Edit As pointed out by Steve D, step (1) of the following is wrong, but easily fixable. First, to fix it, merely change all occurrences of $S^3$ to $S^2$. The key point is that the antipodal map of $S^2$ is orientation reversing, while that of $S^3$ is orientation preserving.
The problem with my calculation where I "prove" $N$ is nonorientable is that I didn't compute in a chart, but rather in the ambient Euclidean space. It's easy to see it's wrong if one simply replaces $S^3$ by $S^1$. Then one can visually see that the corresponding $N$ I construct is not the Klein bottle, but it just $S^1\times S^1$.
End Edit
For a slighty less trivial example, consider $M = S^3\times S^1$ and $N = S^3 \hat{\times} S^1$, the unique nontrivial $S^3$ bundle over $S^1$. (If you want, $N$ can be thought of as the unit sphere bundle in Möbius+rank 3 trivial bundle over $S^1$. Alternatively, I'm thinking of $N$ as $S^3\times [0,\pi]/$~ where we identify $((x,y,z,w),0)$ with $((-x,-y,-z,-w),\pi)$.)
I claim that (1) $N$ is nonorientable (and therefore not even homotopy equivalent to $M$), (2) $M$ double covers $N$, and (3) $\pi_1(M)$ is isomorphic to $\pi_1(N)$.

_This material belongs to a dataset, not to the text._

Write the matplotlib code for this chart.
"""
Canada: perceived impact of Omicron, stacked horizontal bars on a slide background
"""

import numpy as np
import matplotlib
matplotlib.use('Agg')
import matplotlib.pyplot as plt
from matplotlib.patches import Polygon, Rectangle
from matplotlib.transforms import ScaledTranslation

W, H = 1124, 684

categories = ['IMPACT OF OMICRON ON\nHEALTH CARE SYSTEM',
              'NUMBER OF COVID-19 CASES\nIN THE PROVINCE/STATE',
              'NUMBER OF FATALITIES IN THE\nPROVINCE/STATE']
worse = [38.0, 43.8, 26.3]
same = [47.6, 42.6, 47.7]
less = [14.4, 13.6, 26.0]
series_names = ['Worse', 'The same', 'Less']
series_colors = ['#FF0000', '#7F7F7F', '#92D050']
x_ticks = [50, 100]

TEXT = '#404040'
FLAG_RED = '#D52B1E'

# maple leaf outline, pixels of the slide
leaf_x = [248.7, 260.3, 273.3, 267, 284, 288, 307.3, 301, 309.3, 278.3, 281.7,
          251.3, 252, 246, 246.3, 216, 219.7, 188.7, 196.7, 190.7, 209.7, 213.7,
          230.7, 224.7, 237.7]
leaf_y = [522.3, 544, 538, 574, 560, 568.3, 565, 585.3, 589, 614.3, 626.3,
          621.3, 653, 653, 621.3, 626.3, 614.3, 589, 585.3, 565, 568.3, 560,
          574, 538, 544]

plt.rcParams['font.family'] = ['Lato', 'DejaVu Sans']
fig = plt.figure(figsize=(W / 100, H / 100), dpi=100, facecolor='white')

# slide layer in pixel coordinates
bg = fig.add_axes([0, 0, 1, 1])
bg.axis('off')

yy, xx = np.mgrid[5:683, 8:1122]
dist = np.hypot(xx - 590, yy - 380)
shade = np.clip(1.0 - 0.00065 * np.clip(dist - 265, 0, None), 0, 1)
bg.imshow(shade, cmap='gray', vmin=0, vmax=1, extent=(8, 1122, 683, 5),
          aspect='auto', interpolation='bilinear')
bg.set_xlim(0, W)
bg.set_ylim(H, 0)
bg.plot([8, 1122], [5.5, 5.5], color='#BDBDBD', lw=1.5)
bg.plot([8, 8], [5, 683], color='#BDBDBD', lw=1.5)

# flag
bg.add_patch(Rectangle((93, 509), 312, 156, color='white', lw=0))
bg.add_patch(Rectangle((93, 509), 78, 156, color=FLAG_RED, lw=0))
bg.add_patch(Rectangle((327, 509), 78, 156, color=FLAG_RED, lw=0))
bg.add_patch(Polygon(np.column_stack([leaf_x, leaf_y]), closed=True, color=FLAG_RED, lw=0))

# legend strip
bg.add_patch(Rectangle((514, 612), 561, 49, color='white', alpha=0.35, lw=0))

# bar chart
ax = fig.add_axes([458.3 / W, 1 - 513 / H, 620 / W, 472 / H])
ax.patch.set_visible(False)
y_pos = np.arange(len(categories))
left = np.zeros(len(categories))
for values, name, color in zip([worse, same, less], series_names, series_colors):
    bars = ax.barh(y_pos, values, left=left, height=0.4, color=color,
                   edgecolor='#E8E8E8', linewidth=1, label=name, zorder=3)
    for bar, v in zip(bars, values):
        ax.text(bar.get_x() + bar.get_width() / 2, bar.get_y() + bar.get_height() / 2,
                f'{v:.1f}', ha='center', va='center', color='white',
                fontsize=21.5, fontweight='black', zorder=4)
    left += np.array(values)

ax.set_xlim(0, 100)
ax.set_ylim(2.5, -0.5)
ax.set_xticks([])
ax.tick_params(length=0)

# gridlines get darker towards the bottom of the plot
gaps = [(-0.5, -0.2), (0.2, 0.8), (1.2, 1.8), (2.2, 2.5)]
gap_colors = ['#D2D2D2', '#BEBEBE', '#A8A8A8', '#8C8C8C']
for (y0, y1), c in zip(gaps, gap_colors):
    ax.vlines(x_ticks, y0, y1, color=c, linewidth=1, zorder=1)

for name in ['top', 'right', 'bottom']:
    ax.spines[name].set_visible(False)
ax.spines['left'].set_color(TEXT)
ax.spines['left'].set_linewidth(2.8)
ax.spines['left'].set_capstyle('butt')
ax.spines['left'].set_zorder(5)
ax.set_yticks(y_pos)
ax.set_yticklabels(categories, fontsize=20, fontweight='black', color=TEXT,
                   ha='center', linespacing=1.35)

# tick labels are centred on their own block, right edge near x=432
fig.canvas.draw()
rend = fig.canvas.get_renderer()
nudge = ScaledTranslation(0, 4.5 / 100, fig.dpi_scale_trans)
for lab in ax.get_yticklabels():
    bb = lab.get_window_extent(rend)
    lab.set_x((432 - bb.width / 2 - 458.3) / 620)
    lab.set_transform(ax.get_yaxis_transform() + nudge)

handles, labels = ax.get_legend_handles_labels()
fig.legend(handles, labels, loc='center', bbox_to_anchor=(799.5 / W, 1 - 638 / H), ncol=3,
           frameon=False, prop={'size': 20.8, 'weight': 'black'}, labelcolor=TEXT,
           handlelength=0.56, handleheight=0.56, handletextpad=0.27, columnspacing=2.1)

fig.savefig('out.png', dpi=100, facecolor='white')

To see (1), consider the curve $\gamma(t) = ((\cos(t),\sin(t),0,0), t)$ on $S^3\times [0,\pi]$. When projected to $N$, $\gamma$ is a closed curve. The claim is the a basis chosen at $\gamma(0)$ changes orientation coming back to $\gamma(\pi)$. To see this, notice the vector $e_1(t) = ((-\sin(t), \cos(t),0,0),0)$ is always in the tangent space of $S^3\times[0,1]$ at $\gamma(t)$ and likewise so are $e_2(t) = ((0,0,1,0),0)$, $e_3(t) = ((0,0,0,1),0)$ and $e_4(t) = ((0,0,0,0),1)$.

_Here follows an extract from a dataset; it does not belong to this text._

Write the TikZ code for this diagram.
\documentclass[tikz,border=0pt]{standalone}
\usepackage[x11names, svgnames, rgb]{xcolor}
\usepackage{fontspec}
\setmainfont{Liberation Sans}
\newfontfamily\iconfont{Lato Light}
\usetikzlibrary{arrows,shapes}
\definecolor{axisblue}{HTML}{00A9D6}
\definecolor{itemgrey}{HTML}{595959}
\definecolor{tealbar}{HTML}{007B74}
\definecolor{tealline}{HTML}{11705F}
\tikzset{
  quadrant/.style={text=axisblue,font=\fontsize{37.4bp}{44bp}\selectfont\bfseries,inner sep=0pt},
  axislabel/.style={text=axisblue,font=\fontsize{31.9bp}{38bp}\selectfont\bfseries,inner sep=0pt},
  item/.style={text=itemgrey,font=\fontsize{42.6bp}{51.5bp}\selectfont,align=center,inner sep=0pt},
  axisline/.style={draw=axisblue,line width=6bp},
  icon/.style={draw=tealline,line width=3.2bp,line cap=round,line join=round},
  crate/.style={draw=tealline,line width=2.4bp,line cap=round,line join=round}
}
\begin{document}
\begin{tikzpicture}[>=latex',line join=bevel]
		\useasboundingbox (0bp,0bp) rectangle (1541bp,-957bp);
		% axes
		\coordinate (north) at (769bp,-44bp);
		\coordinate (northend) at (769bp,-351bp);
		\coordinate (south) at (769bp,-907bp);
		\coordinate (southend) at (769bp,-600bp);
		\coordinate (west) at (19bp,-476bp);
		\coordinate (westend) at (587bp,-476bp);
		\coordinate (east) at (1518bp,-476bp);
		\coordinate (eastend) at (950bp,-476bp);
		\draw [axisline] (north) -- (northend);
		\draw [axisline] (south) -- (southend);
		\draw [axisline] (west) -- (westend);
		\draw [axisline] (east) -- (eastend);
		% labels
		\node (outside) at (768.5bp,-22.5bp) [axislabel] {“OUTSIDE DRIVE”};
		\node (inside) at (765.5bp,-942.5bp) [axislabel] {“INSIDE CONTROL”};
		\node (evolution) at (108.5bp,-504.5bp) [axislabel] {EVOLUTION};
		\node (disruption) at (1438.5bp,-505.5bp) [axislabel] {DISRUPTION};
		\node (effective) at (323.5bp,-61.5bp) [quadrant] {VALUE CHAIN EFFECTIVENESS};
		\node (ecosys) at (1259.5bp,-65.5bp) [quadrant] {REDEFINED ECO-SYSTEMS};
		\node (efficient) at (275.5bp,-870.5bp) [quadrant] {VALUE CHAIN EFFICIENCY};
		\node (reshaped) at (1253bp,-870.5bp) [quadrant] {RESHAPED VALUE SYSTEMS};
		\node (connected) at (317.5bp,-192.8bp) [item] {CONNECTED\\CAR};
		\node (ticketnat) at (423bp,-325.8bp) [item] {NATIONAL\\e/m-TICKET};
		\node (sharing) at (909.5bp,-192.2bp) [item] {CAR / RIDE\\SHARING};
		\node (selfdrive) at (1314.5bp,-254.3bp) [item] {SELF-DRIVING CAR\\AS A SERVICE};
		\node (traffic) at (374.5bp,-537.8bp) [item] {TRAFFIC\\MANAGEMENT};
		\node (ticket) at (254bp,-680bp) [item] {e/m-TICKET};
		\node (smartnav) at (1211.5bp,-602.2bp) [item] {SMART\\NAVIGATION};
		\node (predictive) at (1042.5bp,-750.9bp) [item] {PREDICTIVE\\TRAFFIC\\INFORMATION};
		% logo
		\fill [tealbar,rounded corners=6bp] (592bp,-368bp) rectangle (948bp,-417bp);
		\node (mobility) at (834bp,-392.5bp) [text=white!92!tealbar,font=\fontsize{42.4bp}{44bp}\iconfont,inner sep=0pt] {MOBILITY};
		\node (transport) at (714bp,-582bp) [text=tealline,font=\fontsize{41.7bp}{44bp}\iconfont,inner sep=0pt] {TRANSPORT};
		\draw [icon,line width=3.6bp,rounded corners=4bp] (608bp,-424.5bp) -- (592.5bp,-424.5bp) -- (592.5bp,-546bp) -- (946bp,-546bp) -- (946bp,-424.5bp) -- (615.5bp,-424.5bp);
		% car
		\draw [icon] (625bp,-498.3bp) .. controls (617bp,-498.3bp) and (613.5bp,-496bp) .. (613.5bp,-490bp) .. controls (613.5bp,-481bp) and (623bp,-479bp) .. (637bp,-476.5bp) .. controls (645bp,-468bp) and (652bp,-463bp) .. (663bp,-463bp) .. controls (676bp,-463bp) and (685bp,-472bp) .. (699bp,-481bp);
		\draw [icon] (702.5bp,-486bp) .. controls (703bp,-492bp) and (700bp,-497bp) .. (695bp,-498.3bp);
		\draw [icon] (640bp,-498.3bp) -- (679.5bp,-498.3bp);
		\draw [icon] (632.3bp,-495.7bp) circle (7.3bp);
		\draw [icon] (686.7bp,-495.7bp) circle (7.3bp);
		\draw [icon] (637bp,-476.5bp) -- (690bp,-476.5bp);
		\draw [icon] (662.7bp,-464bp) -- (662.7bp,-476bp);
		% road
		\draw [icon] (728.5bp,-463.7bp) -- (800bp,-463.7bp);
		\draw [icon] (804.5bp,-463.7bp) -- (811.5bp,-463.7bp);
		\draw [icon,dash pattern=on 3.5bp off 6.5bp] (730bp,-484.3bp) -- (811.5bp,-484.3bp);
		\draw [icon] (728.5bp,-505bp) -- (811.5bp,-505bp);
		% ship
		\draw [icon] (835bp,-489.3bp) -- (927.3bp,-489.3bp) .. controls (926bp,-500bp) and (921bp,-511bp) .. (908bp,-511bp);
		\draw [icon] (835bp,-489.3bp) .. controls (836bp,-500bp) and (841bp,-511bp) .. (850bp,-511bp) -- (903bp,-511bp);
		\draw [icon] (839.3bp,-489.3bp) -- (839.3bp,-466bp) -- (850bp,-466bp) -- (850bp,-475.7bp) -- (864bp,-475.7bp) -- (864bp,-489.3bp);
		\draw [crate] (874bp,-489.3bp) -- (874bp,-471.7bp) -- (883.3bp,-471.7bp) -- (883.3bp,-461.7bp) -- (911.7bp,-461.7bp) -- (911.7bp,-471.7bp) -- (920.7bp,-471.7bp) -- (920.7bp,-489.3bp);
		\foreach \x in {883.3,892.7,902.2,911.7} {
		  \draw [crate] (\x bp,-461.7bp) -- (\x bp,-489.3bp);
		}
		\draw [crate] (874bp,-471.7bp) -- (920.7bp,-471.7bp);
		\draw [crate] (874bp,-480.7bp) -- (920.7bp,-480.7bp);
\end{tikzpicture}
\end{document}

The point is the the differential of the gluing map sends $e_i(\pi)$ to $-e_i(0)$ for $i=1,2,3$ and sends $e_4(\pi)$ to itself. This is a negative determinant transformation, so the orientation has reversed.
Now on to (2). The motivation comes from the picture of the torus double covering the Klein bottle.

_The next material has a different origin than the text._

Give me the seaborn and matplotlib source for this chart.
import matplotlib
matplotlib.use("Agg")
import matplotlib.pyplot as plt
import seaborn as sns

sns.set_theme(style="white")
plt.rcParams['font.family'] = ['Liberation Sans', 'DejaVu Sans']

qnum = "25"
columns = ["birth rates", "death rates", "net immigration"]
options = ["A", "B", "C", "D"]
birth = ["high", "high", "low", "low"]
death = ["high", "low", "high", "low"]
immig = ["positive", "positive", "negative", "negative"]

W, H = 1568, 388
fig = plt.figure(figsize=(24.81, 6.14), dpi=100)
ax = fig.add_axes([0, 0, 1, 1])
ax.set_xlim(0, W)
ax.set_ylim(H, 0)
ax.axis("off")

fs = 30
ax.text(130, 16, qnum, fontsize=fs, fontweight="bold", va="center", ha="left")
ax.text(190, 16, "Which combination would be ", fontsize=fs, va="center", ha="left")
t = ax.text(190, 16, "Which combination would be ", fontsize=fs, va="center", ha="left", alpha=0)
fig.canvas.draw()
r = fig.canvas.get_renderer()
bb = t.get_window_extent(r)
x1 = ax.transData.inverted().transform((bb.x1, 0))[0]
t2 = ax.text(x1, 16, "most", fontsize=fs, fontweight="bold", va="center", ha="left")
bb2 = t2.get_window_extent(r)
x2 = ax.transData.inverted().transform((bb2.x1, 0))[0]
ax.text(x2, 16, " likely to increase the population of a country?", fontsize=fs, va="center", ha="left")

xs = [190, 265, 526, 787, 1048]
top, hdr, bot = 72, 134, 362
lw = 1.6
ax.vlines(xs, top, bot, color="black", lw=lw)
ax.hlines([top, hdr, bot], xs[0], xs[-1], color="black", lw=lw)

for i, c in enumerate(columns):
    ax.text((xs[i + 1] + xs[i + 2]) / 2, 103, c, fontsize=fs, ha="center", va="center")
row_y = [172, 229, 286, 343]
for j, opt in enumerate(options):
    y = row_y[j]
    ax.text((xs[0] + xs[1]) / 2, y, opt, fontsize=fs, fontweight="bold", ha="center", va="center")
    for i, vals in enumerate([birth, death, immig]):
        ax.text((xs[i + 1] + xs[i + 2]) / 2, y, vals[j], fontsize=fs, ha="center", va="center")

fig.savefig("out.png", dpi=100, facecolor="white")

Thinking of $M$ as $S^3\times [0,2\pi]/$~ where we identify $((x,y,z,w),0)$ with $((x,y,z,w),2\pi)$, define the map $f:M\rightarrow N$ by identifying $((x,y,z,w),t)$ with $((-x,-y,-z,-w),t+\pi)$ for $t\leq \pi$. Check that $f$ is well defined, really maps onto $N$, is continuous, and really does double cover it. (I'll admit I haven't checked all the details myself).
Finally, (3). The long exact sequence for the homotopy groups of a fibration immediately imply (since $\pi_1(S^3) = 0$), that $\pi_1(N)\rightarrow\pi_1(S^1)$ is an isomorphism (and likewise for $\pi_1(M)$). Thus, $\pi_1(M)\cong \pi_1(N)\cong\mathbb{Z}$.